* Exercise: Transcribe the listing verbatim. Do not carry over any pictures.

Start Supplied data

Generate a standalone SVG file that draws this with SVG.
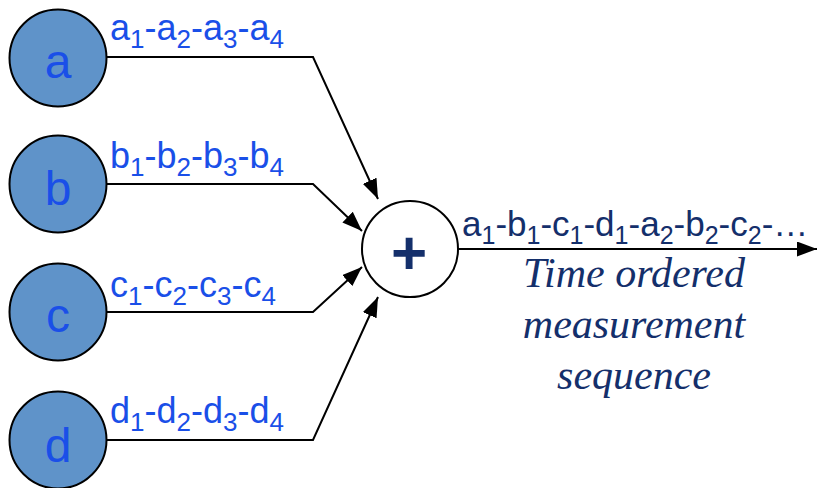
<svg xmlns="http://www.w3.org/2000/svg" width="817" height="488" viewBox="0 0 817 488">
<defs>
<marker id="ahb" markerWidth="20" markerHeight="15" refX="20" refY="7.5" orient="auto" markerUnits="userSpaceOnUse" viewBox="0 0 20 15">
<path d="M0,0 L20,7.5 L0,15 Z" fill="#000"/>
</marker>
</defs>
<style>
.node{fill:#5f93c9;stroke:#000;stroke-width:2}
.sum{fill:#fff;stroke:#000;stroke-width:2}
.big{font-family:"Liberation Sans",Arial,sans-serif;font-size:48px;fill:#1a4fe8;text-anchor:middle}
.lbl{font-family:"Liberation Sans",Arial,sans-serif;font-size:36px;fill:#1a4fe8}
.out{font-family:"Liberation Sans",Arial,sans-serif;font-size:35px;fill:#142f6b}
.sub{font-size:26px}
.osub{font-size:25px}
.it{font-family:"Liberation Serif","Times New Roman",serif;font-style:italic;font-size:42px;fill:#142f6b;text-anchor:middle}
.plus{font-family:"Liberation Sans",Arial,sans-serif;font-weight:bold;font-size:62px;fill:#142f6b;text-anchor:middle}
.con{fill:none;stroke:#000;stroke-width:2;marker-end:url(#ahb)}
</style>
<rect width="817" height="488" fill="#fff"/>
<g id="connectors">
<path class="con" d="M107,57 L313,57 L378,199"/>
<path class="con" d="M107,184 L313,184 L362,231"/>
<path class="con" d="M107,312 L313,312 L362,267"/>
<path class="con" d="M107,440 L313,440 L378,297"/>
<path class="con" d="M458,249 L817,249"/>
</g>
<g id="node-a">
<circle class="node" cx="58" cy="58" r="48.5"/>
<text class="big" x="58" y="78">a</text>
<text class="lbl" x="110" y="40">a<tspan class="sub" dy="8">1</tspan><tspan dy="-8">-a</tspan><tspan class="sub" dy="8">2</tspan><tspan dy="-8">-a</tspan><tspan class="sub" dy="8">3</tspan><tspan dy="-8">-a</tspan><tspan class="sub" dy="8">4</tspan></text>
</g>
<g id="node-b">
<circle class="node" cx="58" cy="184" r="48.5"/>
<text class="big" x="58" y="205">b</text>
<text class="lbl" x="110" y="168">b<tspan class="sub" dy="8">1</tspan><tspan dy="-8">-b</tspan><tspan class="sub" dy="8">2</tspan><tspan dy="-8">-b</tspan><tspan class="sub" dy="8">3</tspan><tspan dy="-8">-b</tspan><tspan class="sub" dy="8">4</tspan></text>
</g>
<g id="node-c">
<circle class="node" cx="58" cy="312" r="48.5"/>
<text class="big" x="58" y="332">c</text>
<text class="lbl" x="110" y="297">c<tspan class="sub" dy="8">1</tspan><tspan dy="-8">-c</tspan><tspan class="sub" dy="8">2</tspan><tspan dy="-8">-c</tspan><tspan class="sub" dy="8">3</tspan><tspan dy="-8">-c</tspan><tspan class="sub" dy="8">4</tspan></text>
</g>
<g id="node-d">
<circle class="node" cx="58" cy="440" r="48.5"/>
<text class="big" x="58" y="462">d</text>
<text class="lbl" x="110" y="423">d<tspan class="sub" dy="8">1</tspan><tspan dy="-8">-d</tspan><tspan class="sub" dy="8">2</tspan><tspan dy="-8">-d</tspan><tspan class="sub" dy="8">3</tspan><tspan dy="-8">-d</tspan><tspan class="sub" dy="8">4</tspan></text>
</g>
<g id="node-sum">
<circle class="sum" cx="410" cy="249" r="48"/>
<text class="plus" x="409" y="274">+</text>
</g>
<g id="output-label">
<text class="out" x="462" y="236">a<tspan class="osub" dy="8">1</tspan><tspan dy="-8">-b</tspan><tspan class="osub" dy="8">1</tspan><tspan dy="-8">-c</tspan><tspan class="osub" dy="8">1</tspan><tspan dy="-8">-d</tspan><tspan class="osub" dy="8">1</tspan><tspan dy="-8">-a</tspan><tspan class="osub" dy="8">2</tspan><tspan dy="-8">-b</tspan><tspan class="osub" dy="8">2</tspan><tspan dy="-8">-c</tspan><tspan class="osub" dy="8">2</tspan><tspan dy="-8">-…</tspan></text>
<text class="it" x="634" y="287">Time ordered</text>
<text class="it" x="634" y="338">measurement</text>
<text class="it" x="634" y="389">sequence</text>
</g>
</svg>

End Supplied data

* Complete answer:
Generate a standalone SVG file that draws this with SVG.
<svg xmlns="http://www.w3.org/2000/svg" width="817" height="488" viewBox="0 0 817 488">
<defs>
<marker id="ahb" markerWidth="20" markerHeight="15" refX="20" refY="7.5" orient="auto" markerUnits="userSpaceOnUse" viewBox="0 0 20 15">
<path d="M0,0 L20,7.5 L0,15 Z" fill="#000"/>
</marker>
</defs>
<style>
.node{fill:#5f93c9;stroke:#000;stroke-width:2}
.sum{fill:#fff;stroke:#000;stroke-width:2}
.big{font-family:"Liberation Sans",Arial,sans-serif;font-size:48px;fill:#1a4fe8;text-anchor:middle}
.lbl{font-family:"Liberation Sans",Arial,sans-serif;font-size:36px;fill:#1a4fe8}
.out{font-family:"Liberation Sans",Arial,sans-serif;font-size:35px;fill:#142f6b}
.sub{font-size:26px}
.osub{font-size:25px}
.it{font-family:"Liberation Serif","Times New Roman",serif;font-style:italic;font-size:42px;fill:#142f6b;text-anchor:middle}
.plus{font-family:"Liberation Sans",Arial,sans-serif;font-weight:bold;font-size:62px;fill:#142f6b;text-anchor:middle}
.con{fill:none;stroke:#000;stroke-width:2;marker-end:url(#ahb)}
</style>
<rect width="817" height="488" fill="#fff"/>
<g id="connectors">
<path class="con" d="M107,57 L313,57 L378,199"/>
<path class="con" d="M107,184 L313,184 L362,231"/>
<path class="con" d="M107,312 L313,312 L362,267"/>
<path class="con" d="M107,440 L313,440 L378,297"/>
<path class="con" d="M458,249 L817,249"/>
</g>
<g id="node-a">
<circle class="node" cx="58" cy="58" r="48.5"/>
<text class="big" x="58" y="78">a</text>
<text class="lbl" x="110" y="40">a<tspan class="sub" dy="8">1</tspan><tspan dy="-8">-a</tspan><tspan class="sub" dy="8">2</tspan><tspan dy="-8">-a</tspan><tspan class="sub" dy="8">3</tspan><tspan dy="-8">-a</tspan><tspan class="sub" dy="8">4</tspan></text>
</g>
<g id="node-b">
<circle class="node" cx="58" cy="184" r="48.5"/>
<text class="big" x="58" y="205">b</text>
<text class="lbl" x="110" y="168">b<tspan class="sub" dy="8">1</tspan><tspan dy="-8">-b</tspan><tspan class="sub" dy="8">2</tspan><tspan dy="-8">-b</tspan><tspan class="sub" dy="8">3</tspan><tspan dy="-8">-b</tspan><tspan class="sub" dy="8">4</tspan></text>
</g>
<g id="node-c">
<circle class="node" cx="58" cy="312" r="48.5"/>
<text class="big" x="58" y="332">c</text>
<text class="lbl" x="110" y="297">c<tspan class="sub" dy="8">1</tspan><tspan dy="-8">-c</tspan><tspan class="sub" dy="8">2</tspan><tspan dy="-8">-c</tspan><tspan class="sub" dy="8">3</tspan><tspan dy="-8">-c</tspan><tspan class="sub" dy="8">4</tspan></text>
</g>
<g id="node-d">
<circle class="node" cx="58" cy="440" r="48.5"/>
<text class="big" x="58" y="462">d</text>
<text class="lbl" x="110" y="423">d<tspan class="sub" dy="8">1</tspan><tspan dy="-8">-d</tspan><tspan class="sub" dy="8">2</tspan><tspan dy="-8">-d</tspan><tspan class="sub" dy="8">3</tspan><tspan dy="-8">-d</tspan><tspan class="sub" dy="8">4</tspan></text>
</g>
<g id="node-sum">
<circle class="sum" cx="410" cy="249" r="48"/>
<text class="plus" x="409" y="274">+</text>
</g>
<g id="output-label">
<text class="out" x="462" y="236">a<tspan class="osub" dy="8">1</tspan><tspan dy="-8">-b</tspan><tspan class="osub" dy="8">1</tspan><tspan dy="-8">-c</tspan><tspan class="osub" dy="8">1</tspan><tspan dy="-8">-d</tspan><tspan class="osub" dy="8">1</tspan><tspan dy="-8">-a</tspan><tspan class="osub" dy="8">2</tspan><tspan dy="-8">-b</tspan><tspan class="osub" dy="8">2</tspan><tspan dy="-8">-c</tspan><tspan class="osub" dy="8">2</tspan><tspan dy="-8">-…</tspan></text>
<text class="it" x="634" y="287">Time ordered</text>
<text class="it" x="634" y="338">measurement</text>
<text class="it" x="634" y="389">sequence</text>
</g>
</svg>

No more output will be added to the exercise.